[Directions for this task]:
Would you write out the entries below, every one of them, exactly?

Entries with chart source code

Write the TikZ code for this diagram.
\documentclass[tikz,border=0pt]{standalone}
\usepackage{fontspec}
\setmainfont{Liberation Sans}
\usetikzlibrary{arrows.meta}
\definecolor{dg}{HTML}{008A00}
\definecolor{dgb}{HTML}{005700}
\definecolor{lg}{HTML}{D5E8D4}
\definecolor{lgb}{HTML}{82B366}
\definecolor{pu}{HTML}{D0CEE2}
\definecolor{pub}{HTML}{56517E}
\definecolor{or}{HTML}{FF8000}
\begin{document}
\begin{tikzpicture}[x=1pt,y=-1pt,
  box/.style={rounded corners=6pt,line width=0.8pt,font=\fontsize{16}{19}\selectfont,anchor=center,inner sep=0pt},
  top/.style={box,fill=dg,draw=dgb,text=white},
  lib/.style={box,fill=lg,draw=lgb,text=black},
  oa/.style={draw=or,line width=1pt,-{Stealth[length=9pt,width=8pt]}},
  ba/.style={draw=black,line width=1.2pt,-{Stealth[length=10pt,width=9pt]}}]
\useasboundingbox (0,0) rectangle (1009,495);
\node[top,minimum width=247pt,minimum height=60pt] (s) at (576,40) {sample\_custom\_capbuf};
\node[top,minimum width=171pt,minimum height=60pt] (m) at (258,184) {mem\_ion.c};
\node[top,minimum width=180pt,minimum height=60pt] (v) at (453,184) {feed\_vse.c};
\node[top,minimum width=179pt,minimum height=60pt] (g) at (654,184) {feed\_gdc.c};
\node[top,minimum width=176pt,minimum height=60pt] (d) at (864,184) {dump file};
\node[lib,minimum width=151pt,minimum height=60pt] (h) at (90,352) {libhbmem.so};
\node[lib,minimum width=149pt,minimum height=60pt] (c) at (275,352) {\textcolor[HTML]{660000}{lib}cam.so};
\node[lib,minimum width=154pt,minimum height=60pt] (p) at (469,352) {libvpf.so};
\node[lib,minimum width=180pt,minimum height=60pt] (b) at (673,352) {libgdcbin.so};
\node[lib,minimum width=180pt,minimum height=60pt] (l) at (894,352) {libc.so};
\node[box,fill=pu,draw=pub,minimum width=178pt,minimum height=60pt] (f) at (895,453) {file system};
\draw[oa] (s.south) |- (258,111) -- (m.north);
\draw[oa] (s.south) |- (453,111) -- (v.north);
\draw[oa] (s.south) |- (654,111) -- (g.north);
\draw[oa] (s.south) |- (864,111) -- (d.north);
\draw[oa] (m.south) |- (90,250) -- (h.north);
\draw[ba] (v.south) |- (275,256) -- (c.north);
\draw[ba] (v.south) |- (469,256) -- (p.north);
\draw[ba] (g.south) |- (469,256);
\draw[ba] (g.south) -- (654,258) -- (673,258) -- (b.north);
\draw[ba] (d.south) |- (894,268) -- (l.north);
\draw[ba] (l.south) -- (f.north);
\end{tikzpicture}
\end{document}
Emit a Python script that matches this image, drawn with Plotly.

[Completed task]:
Write the TikZ code for this diagram.
\documentclass[tikz,border=0pt]{standalone}
\usepackage{fontspec}
\setmainfont{Liberation Sans}
\usetikzlibrary{arrows.meta}
\definecolor{dg}{HTML}{008A00}
\definecolor{dgb}{HTML}{005700}
\definecolor{lg}{HTML}{D5E8D4}
\definecolor{lgb}{HTML}{82B366}
\definecolor{pu}{HTML}{D0CEE2}
\definecolor{pub}{HTML}{56517E}
\definecolor{or}{HTML}{FF8000}
\begin{document}
\begin{tikzpicture}[x=1pt,y=-1pt,
  box/.style={rounded corners=6pt,line width=0.8pt,font=\fontsize{16}{19}\selectfont,anchor=center,inner sep=0pt},
  top/.style={box,fill=dg,draw=dgb,text=white},
  lib/.style={box,fill=lg,draw=lgb,text=black},
  oa/.style={draw=or,line width=1pt,-{Stealth[length=9pt,width=8pt]}},
  ba/.style={draw=black,line width=1.2pt,-{Stealth[length=10pt,width=9pt]}}]
\useasboundingbox (0,0) rectangle (1009,495);
\node[top,minimum width=247pt,minimum height=60pt] (s) at (576,40) {sample\_custom\_capbuf};
\node[top,minimum width=171pt,minimum height=60pt] (m) at (258,184) {mem\_ion.c};
\node[top,minimum width=180pt,minimum height=60pt] (v) at (453,184) {feed\_vse.c};
\node[top,minimum width=179pt,minimum height=60pt] (g) at (654,184) {feed\_gdc.c};
\node[top,minimum width=176pt,minimum height=60pt] (d) at (864,184) {dump file};
\node[lib,minimum width=151pt,minimum height=60pt] (h) at (90,352) {libhbmem.so};
\node[lib,minimum width=149pt,minimum height=60pt] (c) at (275,352) {\textcolor[HTML]{660000}{lib}cam.so};
\node[lib,minimum width=154pt,minimum height=60pt] (p) at (469,352) {libvpf.so};
\node[lib,minimum width=180pt,minimum height=60pt] (b) at (673,352) {libgdcbin.so};
\node[lib,minimum width=180pt,minimum height=60pt] (l) at (894,352) {libc.so};
\node[box,fill=pu,draw=pub,minimum width=178pt,minimum height=60pt] (f) at (895,453) {file system};
\draw[oa] (s.south) |- (258,111) -- (m.north);
\draw[oa] (s.south) |- (453,111) -- (v.north);
\draw[oa] (s.south) |- (654,111) -- (g.north);
\draw[oa] (s.south) |- (864,111) -- (d.north);
\draw[oa] (m.south) |- (90,250) -- (h.north);
\draw[ba] (v.south) |- (275,256) -- (c.north);
\draw[ba] (v.south) |- (469,256) -- (p.north);
\draw[ba] (g.south) |- (469,256);
\draw[ba] (g.south) -- (654,258) -- (673,258) -- (b.north);
\draw[ba] (d.south) |- (894,268) -- (l.north);
\draw[ba] (l.south) -- (f.north);
\end{tikzpicture}
\end{document}
Emit a Python script that matches this image, drawn with Plotly.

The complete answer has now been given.